Now let's get to our proof. First assume that there exists $k\in\mathbb{N}$ so that $\phi^{-1}(\{\phi(j)\})$ contains at most $k$ elements for all $j\in\mathbb{N}$. Then if $x\in X$, say $x=\sum_jx_je_j$ where only finitely many of the $x_j$ are non-zero numbers, then $$\|Tx\|^2=\bigg\|\sum_jx_je_{\phi(j)}\bigg\|^2=\sum_{j\in\mathbb{N}}\bigg|\sum_{i: \phi(i)=\phi(j)}x_i\bigg|^2\leq\sum_{j}\bigg(\sum_{i:\phi(i)=\phi(j)}|x_i|\bigg)^2\leq$$ $$\leq\sum_j\bigg((k+1)\sum_{i:\phi(i)=\phi(j)}|x_i|^2\bigg)=$$ $$=(k+1)\sum_j|x_j|^2=(k+1)\|x\|^2$$ explanations: first inequality: triangle inequality, second inequality: we used the lemma. second equality: this follows from Parseval's identity (just think about it). second last equality: this follows from the fact that the sets $S_j:=\{i\in\mathbb{N}: \phi(i)=\phi(j)\}$ are a partition of $\mathbb{N}$.

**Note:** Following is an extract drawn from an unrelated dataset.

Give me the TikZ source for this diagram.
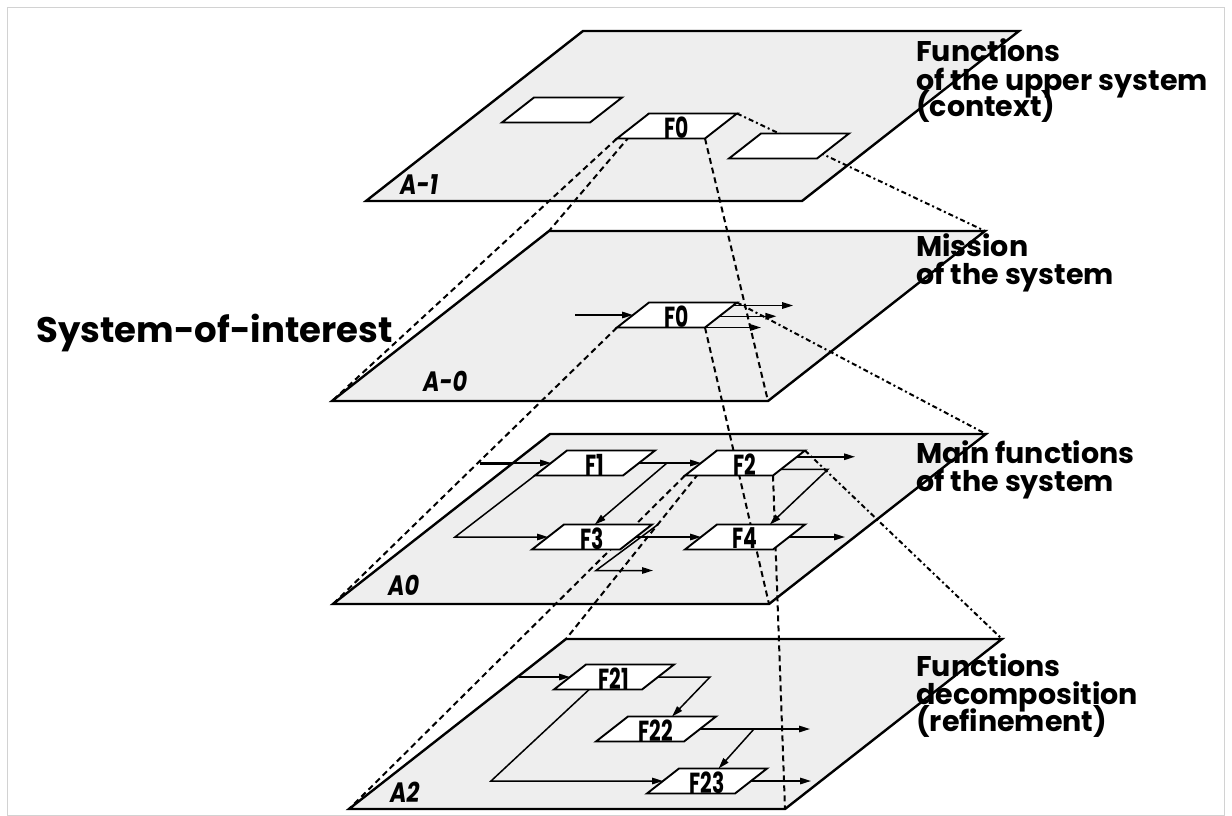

So $T$ is bounded and $\|T\|\leq\sqrt{k+1}$.

Conversely, assume that this is not true, so for any integer $k\in\mathbb{N}$ there exists $n\in\mathbb{N}$ and $k+1$ integers, namely $i_1,\dots, i_{k+1}\in\mathbb{N}$ so that $\phi(i_1)=\phi(i_2)=\dots=\phi(i_{k+1})=n$. Assume (to reach a contradiction) that $T$ is bounded, so there exists $C>0$ so that $\|Tx\|\leq C\|x\|$ for all $x\in X$.

Find an integer $N\in\mathbb{N}$ so that $N>C^2$. For that integer $N$, find $s\in\mathbb{N}$ and $N+1$ integers $i_1,\dots,i_{N+1}$ so that $\phi(i_j)=s$ for all $j=1,\dots, N+1$. Then, for all real, positive numbers $t_1,\dots,t_{N+1}>0$ we have that $$T\bigg(\sum_{j=1}^{N+1}t_je_{i_j}\bigg)=\bigg(\sum_{j=1}^{N+1}t_j\bigg)e_s$$ so, taking norms squared and using the assumption (which is true for all $x\in X$), we get $$\bigg(\sum_{j=1}^{N+1}t_j\bigg)^2\leq C^2\cdot\sum_{j=1}^{N+1}t_j^2\leq N\cdot\sum_{j=1}^{N+1}t_j^2 $$ This is a contradiction: take $t_1=\dots=t_{N+1}=1$. the above inequality then becomes $$(N+1)^2\leq N\cdot(N+1)$$ which is false.

I leave the computation of the adjoint to you, it is not hard from this point onwards.